To make it, we have to learn to write our own songs
Eagle’s frontman, the late Glenn Frey, tells of a conversation with the old rocker Bob Seger on what it takes to make it in the music business:
“You have to write your own songs,” Seger told him.
“What if they’re bad?” Frey responded.
“Of course they’re bad; just keep writing until they’re good,” Seger told him.
Your definition of ‘make it’, well, that’s up to you.
Define your path, or allow ‘the world’ to define it for you. It is a choice.
Fear will kick in. It might be fear of change, or perhaps fear of regret. Either way, we do nothing. There is a ‘sunk cost’ bias. It feels safer to ignore our own ignorance, to default to what we know. Cling to an answer, even though the question may have changed.
Find your own voice. Have an opinion. Speak to your opinion; put it out there. Seek the counterview, invite a different perspective.
Listen. Allow the counterview to replace yours for just long enough to know whether you need to change something, or stay the course.
As Scott Belsky, Founder of Behance, said, “When 99% of people doubt your idea, you are either gravely wrong, or about to make history”.
To make change happen, you’re in charge.
Let’s write some tunes.
The ebb in the flow
For the past few years, I have read and heard often about the concept of ‘the flow’.
“You need to find your flow”, I have read, like when you are shopping for a new bed, testing out the mattresses, until you find the one that is ‘just right’.
It was T.S. Eliot who said, “If you aren’t in over your head, how do you know how tall you are?”
In the tides of life, it is about the ‘ebb and flow’. There is no flow without the ebb.
The idea is to take yourself from the “What I know?” to “What I don’t know?” but also getting out of your head by taking yourself from “Thinking” to “Doing”.
The language in the model above is deliberate, and thank you to Dr Jason Fox for the inspiration.
It might be the competitive nature of elite sport and the often desperate need to seek advantage, even for one game (or one quarter).
Still, it is an environment very energised, almost obsessed, by the “What I don’t know?” mindset. Leaders, mostly coaches, are prepared to ‘brood’, think deeply, ask better questions, experiment and invite different perspectives, go with a ‘hunch’.

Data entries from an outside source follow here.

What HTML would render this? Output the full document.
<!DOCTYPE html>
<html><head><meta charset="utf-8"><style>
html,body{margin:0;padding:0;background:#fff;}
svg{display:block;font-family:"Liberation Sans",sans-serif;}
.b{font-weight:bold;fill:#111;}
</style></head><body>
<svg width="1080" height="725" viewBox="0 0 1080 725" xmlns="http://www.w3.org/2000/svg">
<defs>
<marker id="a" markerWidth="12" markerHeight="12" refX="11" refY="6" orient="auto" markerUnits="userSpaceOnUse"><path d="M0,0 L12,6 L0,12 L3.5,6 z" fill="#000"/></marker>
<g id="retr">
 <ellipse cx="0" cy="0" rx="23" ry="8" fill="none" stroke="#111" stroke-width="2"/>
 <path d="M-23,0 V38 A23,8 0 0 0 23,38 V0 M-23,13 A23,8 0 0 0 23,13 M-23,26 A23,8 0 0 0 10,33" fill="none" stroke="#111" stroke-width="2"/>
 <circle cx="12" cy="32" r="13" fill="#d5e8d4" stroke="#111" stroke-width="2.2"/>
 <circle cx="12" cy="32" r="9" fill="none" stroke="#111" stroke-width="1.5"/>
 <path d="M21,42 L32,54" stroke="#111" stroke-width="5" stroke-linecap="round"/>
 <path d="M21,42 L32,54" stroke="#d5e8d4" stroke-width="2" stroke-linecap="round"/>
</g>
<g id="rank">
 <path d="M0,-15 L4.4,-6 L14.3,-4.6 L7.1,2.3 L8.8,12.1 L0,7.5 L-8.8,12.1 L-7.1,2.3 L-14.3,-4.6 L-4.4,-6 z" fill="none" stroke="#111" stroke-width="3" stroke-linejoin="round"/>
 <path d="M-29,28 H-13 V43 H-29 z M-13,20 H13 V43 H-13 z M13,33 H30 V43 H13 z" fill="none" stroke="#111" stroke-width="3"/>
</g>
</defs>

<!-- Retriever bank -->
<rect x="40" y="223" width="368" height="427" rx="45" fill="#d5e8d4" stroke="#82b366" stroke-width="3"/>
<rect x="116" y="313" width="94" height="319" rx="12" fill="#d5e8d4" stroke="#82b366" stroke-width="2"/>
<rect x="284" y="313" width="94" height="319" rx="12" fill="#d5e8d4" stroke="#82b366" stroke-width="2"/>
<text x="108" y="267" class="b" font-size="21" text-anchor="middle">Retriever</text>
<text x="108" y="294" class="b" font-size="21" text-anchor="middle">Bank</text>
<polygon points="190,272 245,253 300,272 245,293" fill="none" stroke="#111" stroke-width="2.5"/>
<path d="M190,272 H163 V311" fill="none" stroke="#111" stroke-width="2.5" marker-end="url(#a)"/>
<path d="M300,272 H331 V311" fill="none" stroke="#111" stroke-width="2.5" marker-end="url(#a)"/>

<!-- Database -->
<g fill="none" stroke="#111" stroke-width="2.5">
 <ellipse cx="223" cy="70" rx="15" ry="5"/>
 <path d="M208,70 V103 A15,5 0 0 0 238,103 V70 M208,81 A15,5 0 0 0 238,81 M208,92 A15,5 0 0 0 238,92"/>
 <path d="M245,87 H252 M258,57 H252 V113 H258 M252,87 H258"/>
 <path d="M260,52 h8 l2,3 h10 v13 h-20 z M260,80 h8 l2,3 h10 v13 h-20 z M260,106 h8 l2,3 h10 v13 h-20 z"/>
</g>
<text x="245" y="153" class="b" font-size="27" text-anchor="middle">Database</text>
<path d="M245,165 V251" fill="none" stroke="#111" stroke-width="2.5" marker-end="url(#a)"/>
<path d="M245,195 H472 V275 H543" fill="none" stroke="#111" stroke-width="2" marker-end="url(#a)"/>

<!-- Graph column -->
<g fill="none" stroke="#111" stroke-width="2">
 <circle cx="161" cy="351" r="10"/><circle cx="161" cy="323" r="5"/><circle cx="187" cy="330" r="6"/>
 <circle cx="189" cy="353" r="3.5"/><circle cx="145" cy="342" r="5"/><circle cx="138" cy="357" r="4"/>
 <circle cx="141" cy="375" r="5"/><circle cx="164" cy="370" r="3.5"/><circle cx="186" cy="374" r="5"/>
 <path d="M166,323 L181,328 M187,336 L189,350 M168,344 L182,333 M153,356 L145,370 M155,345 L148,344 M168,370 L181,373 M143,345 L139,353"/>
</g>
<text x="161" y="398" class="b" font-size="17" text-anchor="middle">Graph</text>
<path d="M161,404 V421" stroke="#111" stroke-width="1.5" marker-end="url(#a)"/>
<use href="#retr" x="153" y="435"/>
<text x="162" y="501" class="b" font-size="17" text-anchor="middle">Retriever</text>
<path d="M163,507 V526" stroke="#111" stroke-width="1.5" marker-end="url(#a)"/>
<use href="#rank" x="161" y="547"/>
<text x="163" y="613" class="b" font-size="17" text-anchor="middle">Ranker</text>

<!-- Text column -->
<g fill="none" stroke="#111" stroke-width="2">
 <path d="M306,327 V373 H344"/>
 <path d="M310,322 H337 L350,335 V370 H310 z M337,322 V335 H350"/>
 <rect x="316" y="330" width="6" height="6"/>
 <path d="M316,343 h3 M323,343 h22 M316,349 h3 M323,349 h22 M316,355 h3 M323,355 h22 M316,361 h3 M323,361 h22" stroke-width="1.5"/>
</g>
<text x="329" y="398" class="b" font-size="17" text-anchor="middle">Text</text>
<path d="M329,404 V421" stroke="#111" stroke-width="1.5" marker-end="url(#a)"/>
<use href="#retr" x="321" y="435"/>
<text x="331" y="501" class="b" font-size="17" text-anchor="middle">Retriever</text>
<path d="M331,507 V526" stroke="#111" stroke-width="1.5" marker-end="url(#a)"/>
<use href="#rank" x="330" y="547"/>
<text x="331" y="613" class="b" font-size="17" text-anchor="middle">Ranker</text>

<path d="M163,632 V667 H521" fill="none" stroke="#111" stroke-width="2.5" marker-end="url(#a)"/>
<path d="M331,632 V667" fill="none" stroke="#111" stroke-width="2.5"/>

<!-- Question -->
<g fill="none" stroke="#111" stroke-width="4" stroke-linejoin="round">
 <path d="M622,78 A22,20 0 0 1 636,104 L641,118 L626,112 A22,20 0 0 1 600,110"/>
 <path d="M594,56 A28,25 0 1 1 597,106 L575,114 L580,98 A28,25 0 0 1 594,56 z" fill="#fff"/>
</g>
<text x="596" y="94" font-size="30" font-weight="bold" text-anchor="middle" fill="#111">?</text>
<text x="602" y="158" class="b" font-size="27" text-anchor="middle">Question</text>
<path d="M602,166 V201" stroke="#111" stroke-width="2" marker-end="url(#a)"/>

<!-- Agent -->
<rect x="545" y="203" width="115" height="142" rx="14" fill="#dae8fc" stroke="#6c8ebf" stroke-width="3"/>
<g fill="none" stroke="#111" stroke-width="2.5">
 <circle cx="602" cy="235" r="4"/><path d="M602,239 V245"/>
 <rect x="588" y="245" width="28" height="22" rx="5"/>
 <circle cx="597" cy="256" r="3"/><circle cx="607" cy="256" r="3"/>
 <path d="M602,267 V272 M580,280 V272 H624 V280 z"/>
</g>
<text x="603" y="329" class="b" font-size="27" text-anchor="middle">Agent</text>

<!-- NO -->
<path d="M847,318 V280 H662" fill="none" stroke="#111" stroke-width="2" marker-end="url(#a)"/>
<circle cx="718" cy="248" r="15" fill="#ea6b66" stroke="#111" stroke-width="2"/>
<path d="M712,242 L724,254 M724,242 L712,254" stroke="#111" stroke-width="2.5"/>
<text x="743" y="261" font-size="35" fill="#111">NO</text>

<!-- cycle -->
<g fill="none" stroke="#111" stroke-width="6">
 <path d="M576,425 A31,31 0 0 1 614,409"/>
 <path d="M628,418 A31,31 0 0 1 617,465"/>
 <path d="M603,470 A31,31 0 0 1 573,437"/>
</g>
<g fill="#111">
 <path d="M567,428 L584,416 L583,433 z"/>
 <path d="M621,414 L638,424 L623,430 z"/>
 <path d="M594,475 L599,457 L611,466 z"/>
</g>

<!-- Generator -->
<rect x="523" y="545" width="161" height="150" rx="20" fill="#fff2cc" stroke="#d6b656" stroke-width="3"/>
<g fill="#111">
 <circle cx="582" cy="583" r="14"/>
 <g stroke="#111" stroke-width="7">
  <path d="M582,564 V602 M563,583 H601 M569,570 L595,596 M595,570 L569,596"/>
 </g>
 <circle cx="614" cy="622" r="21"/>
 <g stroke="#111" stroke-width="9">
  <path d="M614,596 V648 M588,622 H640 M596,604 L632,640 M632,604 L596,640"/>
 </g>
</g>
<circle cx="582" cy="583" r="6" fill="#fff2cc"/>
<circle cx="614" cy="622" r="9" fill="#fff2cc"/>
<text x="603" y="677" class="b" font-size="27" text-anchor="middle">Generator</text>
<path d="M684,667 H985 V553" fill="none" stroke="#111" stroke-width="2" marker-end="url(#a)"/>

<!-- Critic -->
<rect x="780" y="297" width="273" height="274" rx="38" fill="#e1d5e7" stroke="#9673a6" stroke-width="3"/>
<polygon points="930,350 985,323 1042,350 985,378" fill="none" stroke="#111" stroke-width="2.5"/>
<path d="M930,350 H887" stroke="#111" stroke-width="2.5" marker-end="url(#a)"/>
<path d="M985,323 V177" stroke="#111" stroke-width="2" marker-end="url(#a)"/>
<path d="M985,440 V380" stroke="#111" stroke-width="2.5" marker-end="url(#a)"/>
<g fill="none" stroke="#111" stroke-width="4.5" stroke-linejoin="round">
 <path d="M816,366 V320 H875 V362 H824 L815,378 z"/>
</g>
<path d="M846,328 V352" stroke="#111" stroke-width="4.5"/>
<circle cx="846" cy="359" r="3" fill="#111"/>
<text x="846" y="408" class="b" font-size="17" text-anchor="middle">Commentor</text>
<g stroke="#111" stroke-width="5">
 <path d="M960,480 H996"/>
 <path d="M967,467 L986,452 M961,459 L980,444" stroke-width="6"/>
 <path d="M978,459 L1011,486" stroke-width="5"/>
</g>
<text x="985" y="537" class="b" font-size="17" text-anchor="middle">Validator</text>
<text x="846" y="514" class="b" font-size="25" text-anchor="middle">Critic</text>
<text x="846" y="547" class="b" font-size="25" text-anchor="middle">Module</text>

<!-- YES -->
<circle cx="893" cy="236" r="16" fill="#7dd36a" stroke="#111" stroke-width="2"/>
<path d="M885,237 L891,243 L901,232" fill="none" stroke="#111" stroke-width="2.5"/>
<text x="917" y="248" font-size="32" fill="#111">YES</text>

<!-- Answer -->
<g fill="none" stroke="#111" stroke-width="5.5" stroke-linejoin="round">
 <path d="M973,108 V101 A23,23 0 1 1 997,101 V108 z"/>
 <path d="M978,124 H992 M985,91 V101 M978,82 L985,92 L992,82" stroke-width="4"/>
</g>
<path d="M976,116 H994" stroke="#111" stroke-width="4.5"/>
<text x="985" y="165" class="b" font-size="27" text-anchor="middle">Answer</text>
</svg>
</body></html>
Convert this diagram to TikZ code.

The better coaches have shaped their teams such that they have shaped the way the game is played. It hasn’t always been pretty or popular, but it has put silverware in their club’s trophy cabinets and forced other coaches to respond, and the game shaping continues ad infinitum.
The great coaches have taken it a stage further, seeking to shape the sport itself, having a vision for the game that few could see at the time. Ron Barassi and Kevin Sheedy are icons of the sport for this reason. Debbie Lee is the evangelist that the women’s game needed, and her legacy is profound.
These are people who look at the future of the game and see radically different things from most. They are happy to sit at the frontier of what is known and unknown, seeking to turn the unknown into the known if only to reveal another unknown. They are more interested in what we can become than who we think we are already. And it is us, the lovers of the game, who are the beneficiaries, as much as we tried to fight it at the time.
These are brave people. Prepared to hazard themselves for the possibility of fulfilling the promise of the sport.
They also speak openly about how the game has shaped them. How thankful they are for the lessons the game gifted them, always prepared to put themselves in deep and diverse conversation to satisfy their relentless curiosity, being at ease with not-knowing.
Always trying new things, often getting it wrong, comforted by the understanding that, when the healing is done, loss and heartbreak are temporary states and essential for growth.
I am sure they have experienced flow, but it is the ebb that took them there.
“Who you are is what you settle for, you know?”
Your first game
Maurice Rioli Jnr learns that he will play his first game for the club he grew up loving, that his late father Maurice Snr represented with mastery.
One of my favourite lines is, “When you get to understand what truly matters, you get to enjoy what seems to matter.”
This is a truly matters moment.
Pippa Grange describes it wonderfully in her book Fear Less.
“Winning deep, or winning shallow.”
This is what winning deep looks like.
In the words of his coach Damien Hardwick:
“All we want you to do is bring your strengths. Your defensive pressure. You are going to inspire your teammates by the way you play the game.”
“I want you to make mistakes because that’s the way you learn, play as hard as you possibly can. So excited to give you the opportunity, you have worked so hard for this, and you are finally going to get the reward, brother.”
“Could not be prouder of you.”
“We love the way you play, and we can’t wait to watch you play.”
“Enjoy the moment.”
…and a timeless song lyric:
Janis Joplin – Piece Of My Heart
And each time I tell myself that I
Well I think I’ve had enough
But well I’m gonna show you, baby
That a woman can be tough
I want you to come on, come on, come on, come on and take it
Take another little piece of my heart now, baby
The YouTube of this song has had 34 million views. Extraordinary.